## [WHAT IS ASKED]
Find each line containing the word "React" and report how many there are. Add nothing else.

** start **

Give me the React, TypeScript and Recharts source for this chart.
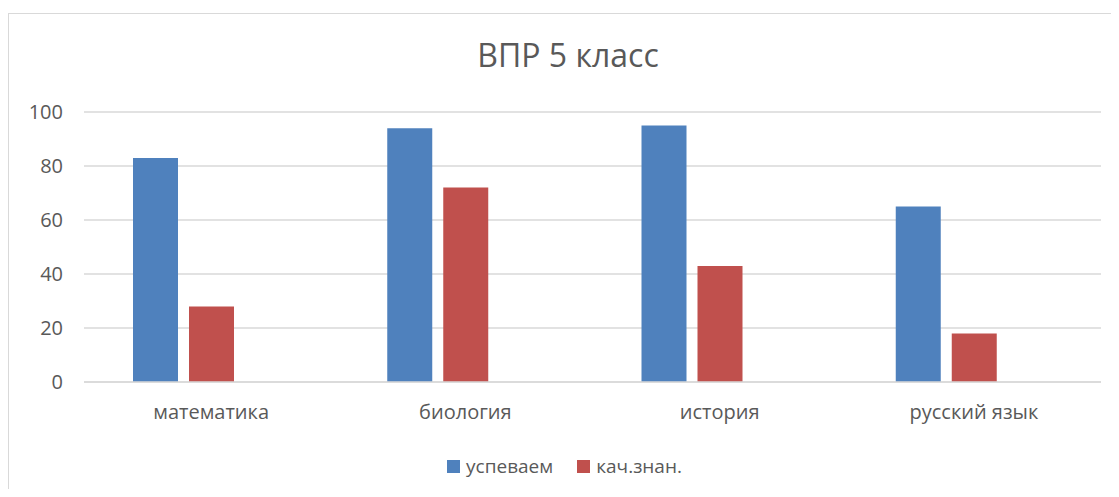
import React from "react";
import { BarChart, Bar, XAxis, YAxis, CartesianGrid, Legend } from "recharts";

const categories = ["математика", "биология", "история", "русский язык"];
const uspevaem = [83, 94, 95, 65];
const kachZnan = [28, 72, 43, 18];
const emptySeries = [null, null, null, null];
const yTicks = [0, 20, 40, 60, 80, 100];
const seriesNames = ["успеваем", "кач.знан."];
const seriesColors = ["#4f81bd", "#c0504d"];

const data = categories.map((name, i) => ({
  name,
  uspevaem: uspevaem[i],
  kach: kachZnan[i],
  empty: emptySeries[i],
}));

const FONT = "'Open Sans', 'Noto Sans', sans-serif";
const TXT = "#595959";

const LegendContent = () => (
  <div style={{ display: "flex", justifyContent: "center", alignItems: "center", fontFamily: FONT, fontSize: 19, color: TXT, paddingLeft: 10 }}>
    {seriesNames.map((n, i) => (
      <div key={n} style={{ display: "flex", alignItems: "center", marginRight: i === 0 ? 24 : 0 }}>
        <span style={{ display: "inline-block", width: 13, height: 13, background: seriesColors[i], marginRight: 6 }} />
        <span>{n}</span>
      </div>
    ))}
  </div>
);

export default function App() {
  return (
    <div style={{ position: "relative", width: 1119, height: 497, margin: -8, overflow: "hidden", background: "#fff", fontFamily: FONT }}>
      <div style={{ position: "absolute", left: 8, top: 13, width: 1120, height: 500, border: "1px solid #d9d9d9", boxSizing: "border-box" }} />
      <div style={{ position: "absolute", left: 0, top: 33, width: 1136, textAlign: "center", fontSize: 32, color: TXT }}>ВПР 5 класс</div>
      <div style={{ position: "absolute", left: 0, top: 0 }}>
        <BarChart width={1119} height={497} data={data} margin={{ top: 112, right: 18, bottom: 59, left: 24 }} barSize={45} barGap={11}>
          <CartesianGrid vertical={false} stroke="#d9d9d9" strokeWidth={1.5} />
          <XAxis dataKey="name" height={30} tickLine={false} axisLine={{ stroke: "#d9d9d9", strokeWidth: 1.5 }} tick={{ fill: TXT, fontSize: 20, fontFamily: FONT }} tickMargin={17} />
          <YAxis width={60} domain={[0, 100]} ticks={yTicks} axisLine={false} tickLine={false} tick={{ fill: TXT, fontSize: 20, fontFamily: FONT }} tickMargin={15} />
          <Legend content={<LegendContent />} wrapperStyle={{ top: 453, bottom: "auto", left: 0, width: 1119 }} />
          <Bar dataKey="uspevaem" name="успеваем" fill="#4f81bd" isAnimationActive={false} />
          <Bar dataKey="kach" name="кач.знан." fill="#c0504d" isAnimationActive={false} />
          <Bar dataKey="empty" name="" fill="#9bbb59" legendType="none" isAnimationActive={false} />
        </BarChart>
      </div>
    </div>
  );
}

** end **

## [RESULT OF THIS EXERCISE]
2